Recorded data:
----------------
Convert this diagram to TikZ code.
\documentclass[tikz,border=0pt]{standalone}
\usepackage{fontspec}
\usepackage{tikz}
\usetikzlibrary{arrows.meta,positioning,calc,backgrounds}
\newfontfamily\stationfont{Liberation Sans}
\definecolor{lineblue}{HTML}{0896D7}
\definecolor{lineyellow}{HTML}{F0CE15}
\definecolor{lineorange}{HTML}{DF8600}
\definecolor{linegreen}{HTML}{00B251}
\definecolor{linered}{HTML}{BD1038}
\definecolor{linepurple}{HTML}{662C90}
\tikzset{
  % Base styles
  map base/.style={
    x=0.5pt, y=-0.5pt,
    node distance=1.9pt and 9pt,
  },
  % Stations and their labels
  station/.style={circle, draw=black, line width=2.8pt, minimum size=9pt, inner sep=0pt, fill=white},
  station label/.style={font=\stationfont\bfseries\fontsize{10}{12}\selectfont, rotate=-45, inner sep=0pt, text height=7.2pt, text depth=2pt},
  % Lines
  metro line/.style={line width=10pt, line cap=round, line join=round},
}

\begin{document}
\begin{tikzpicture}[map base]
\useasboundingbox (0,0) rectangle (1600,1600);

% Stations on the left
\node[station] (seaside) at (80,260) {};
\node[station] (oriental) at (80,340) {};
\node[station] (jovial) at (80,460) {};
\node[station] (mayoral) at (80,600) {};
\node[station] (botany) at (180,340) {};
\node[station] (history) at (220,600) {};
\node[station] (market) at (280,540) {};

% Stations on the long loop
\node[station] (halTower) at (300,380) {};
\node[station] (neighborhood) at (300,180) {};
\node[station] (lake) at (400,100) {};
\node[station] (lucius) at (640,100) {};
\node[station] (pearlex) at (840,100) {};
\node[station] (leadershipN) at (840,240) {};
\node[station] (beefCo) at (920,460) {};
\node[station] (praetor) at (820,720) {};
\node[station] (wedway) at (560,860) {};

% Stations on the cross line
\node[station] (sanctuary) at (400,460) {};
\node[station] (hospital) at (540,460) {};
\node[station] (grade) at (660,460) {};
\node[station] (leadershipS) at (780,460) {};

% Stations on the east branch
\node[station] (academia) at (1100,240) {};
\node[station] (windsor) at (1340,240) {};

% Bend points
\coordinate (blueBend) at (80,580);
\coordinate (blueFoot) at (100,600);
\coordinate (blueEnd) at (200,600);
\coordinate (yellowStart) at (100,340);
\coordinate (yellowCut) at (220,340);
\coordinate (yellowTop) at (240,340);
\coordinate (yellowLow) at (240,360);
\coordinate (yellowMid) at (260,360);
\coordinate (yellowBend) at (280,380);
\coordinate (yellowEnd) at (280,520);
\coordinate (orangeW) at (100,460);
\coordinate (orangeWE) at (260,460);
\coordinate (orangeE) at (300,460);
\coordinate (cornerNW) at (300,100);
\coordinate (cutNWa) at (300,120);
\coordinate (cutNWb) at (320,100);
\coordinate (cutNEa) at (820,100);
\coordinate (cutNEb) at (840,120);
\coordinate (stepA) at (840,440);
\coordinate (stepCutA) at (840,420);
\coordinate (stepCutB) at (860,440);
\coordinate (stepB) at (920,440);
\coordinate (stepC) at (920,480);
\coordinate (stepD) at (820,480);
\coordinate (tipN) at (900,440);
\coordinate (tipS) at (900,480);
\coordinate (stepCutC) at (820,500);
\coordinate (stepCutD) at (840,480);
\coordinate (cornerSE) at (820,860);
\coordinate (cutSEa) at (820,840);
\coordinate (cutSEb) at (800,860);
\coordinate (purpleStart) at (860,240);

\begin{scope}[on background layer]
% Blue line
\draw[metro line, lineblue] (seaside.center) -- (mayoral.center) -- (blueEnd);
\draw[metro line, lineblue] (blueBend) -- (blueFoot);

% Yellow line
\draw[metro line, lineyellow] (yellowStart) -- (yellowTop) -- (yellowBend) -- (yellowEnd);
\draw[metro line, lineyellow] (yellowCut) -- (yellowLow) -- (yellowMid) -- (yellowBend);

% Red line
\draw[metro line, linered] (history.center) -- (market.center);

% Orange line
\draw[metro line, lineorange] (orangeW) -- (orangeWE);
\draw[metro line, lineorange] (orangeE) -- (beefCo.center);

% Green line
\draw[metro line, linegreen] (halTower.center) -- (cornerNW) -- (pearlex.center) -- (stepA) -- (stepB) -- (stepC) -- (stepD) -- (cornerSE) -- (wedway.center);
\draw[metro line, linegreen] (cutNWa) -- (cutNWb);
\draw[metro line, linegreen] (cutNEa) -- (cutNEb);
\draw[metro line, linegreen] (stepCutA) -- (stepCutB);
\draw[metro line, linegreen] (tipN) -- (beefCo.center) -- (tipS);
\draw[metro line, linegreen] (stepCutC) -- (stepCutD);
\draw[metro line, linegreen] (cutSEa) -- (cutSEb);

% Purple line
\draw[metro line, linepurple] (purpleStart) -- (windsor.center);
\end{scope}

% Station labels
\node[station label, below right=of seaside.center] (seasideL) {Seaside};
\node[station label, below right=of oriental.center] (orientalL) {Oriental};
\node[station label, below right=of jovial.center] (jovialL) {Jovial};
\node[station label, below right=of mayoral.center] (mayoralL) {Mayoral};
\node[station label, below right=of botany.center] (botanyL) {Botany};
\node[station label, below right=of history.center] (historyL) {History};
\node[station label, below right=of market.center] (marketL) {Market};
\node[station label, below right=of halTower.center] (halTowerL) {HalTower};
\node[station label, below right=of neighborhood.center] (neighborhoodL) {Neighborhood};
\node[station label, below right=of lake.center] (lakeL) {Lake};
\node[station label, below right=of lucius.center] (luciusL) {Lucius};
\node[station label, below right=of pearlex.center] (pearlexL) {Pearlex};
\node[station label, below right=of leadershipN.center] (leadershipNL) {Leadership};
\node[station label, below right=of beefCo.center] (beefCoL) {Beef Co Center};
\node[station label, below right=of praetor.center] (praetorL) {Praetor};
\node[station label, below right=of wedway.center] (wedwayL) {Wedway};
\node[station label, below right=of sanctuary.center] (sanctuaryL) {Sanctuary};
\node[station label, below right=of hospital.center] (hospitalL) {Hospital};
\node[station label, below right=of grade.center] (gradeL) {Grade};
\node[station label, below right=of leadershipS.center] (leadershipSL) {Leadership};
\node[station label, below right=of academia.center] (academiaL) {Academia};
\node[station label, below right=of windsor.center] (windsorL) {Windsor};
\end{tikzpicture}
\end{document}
----------------
Exercise directions: Reproduce the material exactly, with every line intact.

Exercise response:
Convert this diagram to TikZ code.
\documentclass[tikz,border=0pt]{standalone}
\usepackage{fontspec}
\usepackage{tikz}
\usetikzlibrary{arrows.meta,positioning,calc,backgrounds}
\newfontfamily\stationfont{Liberation Sans}
\definecolor{lineblue}{HTML}{0896D7}
\definecolor{lineyellow}{HTML}{F0CE15}
\definecolor{lineorange}{HTML}{DF8600}
\definecolor{linegreen}{HTML}{00B251}
\definecolor{linered}{HTML}{BD1038}
\definecolor{linepurple}{HTML}{662C90}
\tikzset{
  % Base styles
  map base/.style={
    x=0.5pt, y=-0.5pt,
    node distance=1.9pt and 9pt,
  },
  % Stations and their labels
  station/.style={circle, draw=black, line width=2.8pt, minimum size=9pt, inner sep=0pt, fill=white},
  station label/.style={font=\stationfont\bfseries\fontsize{10}{12}\selectfont, rotate=-45, inner sep=0pt, text height=7.2pt, text depth=2pt},
  % Lines
  metro line/.style={line width=10pt, line cap=round, line join=round},
}

\begin{document}
\begin{tikzpicture}[map base]
\useasboundingbox (0,0) rectangle (1600,1600);

% Stations on the left
\node[station] (seaside) at (80,260) {};
\node[station] (oriental) at (80,340) {};
\node[station] (jovial) at (80,460) {};
\node[station] (mayoral) at (80,600) {};
\node[station] (botany) at (180,340) {};
\node[station] (history) at (220,600) {};
\node[station] (market) at (280,540) {};

% Stations on the long loop
\node[station] (halTower) at (300,380) {};
\node[station] (neighborhood) at (300,180) {};
\node[station] (lake) at (400,100) {};
\node[station] (lucius) at (640,100) {};
\node[station] (pearlex) at (840,100) {};
\node[station] (leadershipN) at (840,240) {};
\node[station] (beefCo) at (920,460) {};
\node[station] (praetor) at (820,720) {};
\node[station] (wedway) at (560,860) {};

% Stations on the cross line
\node[station] (sanctuary) at (400,460) {};
\node[station] (hospital) at (540,460) {};
\node[station] (grade) at (660,460) {};
\node[station] (leadershipS) at (780,460) {};

% Stations on the east branch
\node[station] (academia) at (1100,240) {};
\node[station] (windsor) at (1340,240) {};

% Bend points
\coordinate (blueBend) at (80,580);
\coordinate (blueFoot) at (100,600);
\coordinate (blueEnd) at (200,600);
\coordinate (yellowStart) at (100,340);
\coordinate (yellowCut) at (220,340);
\coordinate (yellowTop) at (240,340);
\coordinate (yellowLow) at (240,360);
\coordinate (yellowMid) at (260,360);
\coordinate (yellowBend) at (280,380);
\coordinate (yellowEnd) at (280,520);
\coordinate (orangeW) at (100,460);
\coordinate (orangeWE) at (260,460);
\coordinate (orangeE) at (300,460);
\coordinate (cornerNW) at (300,100);
\coordinate (cutNWa) at (300,120);
\coordinate (cutNWb) at (320,100);
\coordinate (cutNEa) at (820,100);
\coordinate (cutNEb) at (840,120);
\coordinate (stepA) at (840,440);
\coordinate (stepCutA) at (840,420);
\coordinate (stepCutB) at (860,440);
\coordinate (stepB) at (920,440);
\coordinate (stepC) at (920,480);
\coordinate (stepD) at (820,480);
\coordinate (tipN) at (900,440);
\coordinate (tipS) at (900,480);
\coordinate (stepCutC) at (820,500);
\coordinate (stepCutD) at (840,480);
\coordinate (cornerSE) at (820,860);
\coordinate (cutSEa) at (820,840);
\coordinate (cutSEb) at (800,860);
\coordinate (purpleStart) at (860,240);

\begin{scope}[on background layer]
% Blue line
\draw[metro line, lineblue] (seaside.center) -- (mayoral.center) -- (blueEnd);
\draw[metro line, lineblue] (blueBend) -- (blueFoot);

% Yellow line
\draw[metro line, lineyellow] (yellowStart) -- (yellowTop) -- (yellowBend) -- (yellowEnd);
\draw[metro line, lineyellow] (yellowCut) -- (yellowLow) -- (yellowMid) -- (yellowBend);

% Red line
\draw[metro line, linered] (history.center) -- (market.center);

% Orange line
\draw[metro line, lineorange] (orangeW) -- (orangeWE);
\draw[metro line, lineorange] (orangeE) -- (beefCo.center);

% Green line
\draw[metro line, linegreen] (halTower.center) -- (cornerNW) -- (pearlex.center) -- (stepA) -- (stepB) -- (stepC) -- (stepD) -- (cornerSE) -- (wedway.center);
\draw[metro line, linegreen] (cutNWa) -- (cutNWb);
\draw[metro line, linegreen] (cutNEa) -- (cutNEb);
\draw[metro line, linegreen] (stepCutA) -- (stepCutB);
\draw[metro line, linegreen] (tipN) -- (beefCo.center) -- (tipS);
\draw[metro line, linegreen] (stepCutC) -- (stepCutD);
\draw[metro line, linegreen] (cutSEa) -- (cutSEb);

% Purple line
\draw[metro line, linepurple] (purpleStart) -- (windsor.center);
\end{scope}

% Station labels
\node[station label, below right=of seaside.center] (seasideL) {Seaside};
\node[station label, below right=of oriental.center] (orientalL) {Oriental};
\node[station label, below right=of jovial.center] (jovialL) {Jovial};
\node[station label, below right=of mayoral.center] (mayoralL) {Mayoral};
\node[station label, below right=of botany.center] (botanyL) {Botany};
\node[station label, below right=of history.center] (historyL) {History};
\node[station label, below right=of market.center] (marketL) {Market};
\node[station label, below right=of halTower.center] (halTowerL) {HalTower};
\node[station label, below right=of neighborhood.center] (neighborhoodL) {Neighborhood};
\node[station label, below right=of lake.center] (lakeL) {Lake};
\node[station label, below right=of lucius.center] (luciusL) {Lucius};
\node[station label, below right=of pearlex.center] (pearlexL) {Pearlex};
\node[station label, below right=of leadershipN.center] (leadershipNL) {Leadership};
\node[station label, below right=of beefCo.center] (beefCoL) {Beef Co Center};
\node[station label, below right=of praetor.center] (praetorL) {Praetor};
\node[station label, below right=of wedway.center] (wedwayL) {Wedway};
\node[station label, below right=of sanctuary.center] (sanctuaryL) {Sanctuary};
\node[station label, below right=of hospital.center] (hospitalL) {Hospital};
\node[station label, below right=of grade.center] (gradeL) {Grade};
\node[station label, below right=of leadershipS.center] (leadershipSL) {Leadership};
\node[station label, below right=of academia.center] (academiaL) {Academia};
\node[station label, below right=of windsor.center] (windsorL) {Windsor};
\end{tikzpicture}
\end{document}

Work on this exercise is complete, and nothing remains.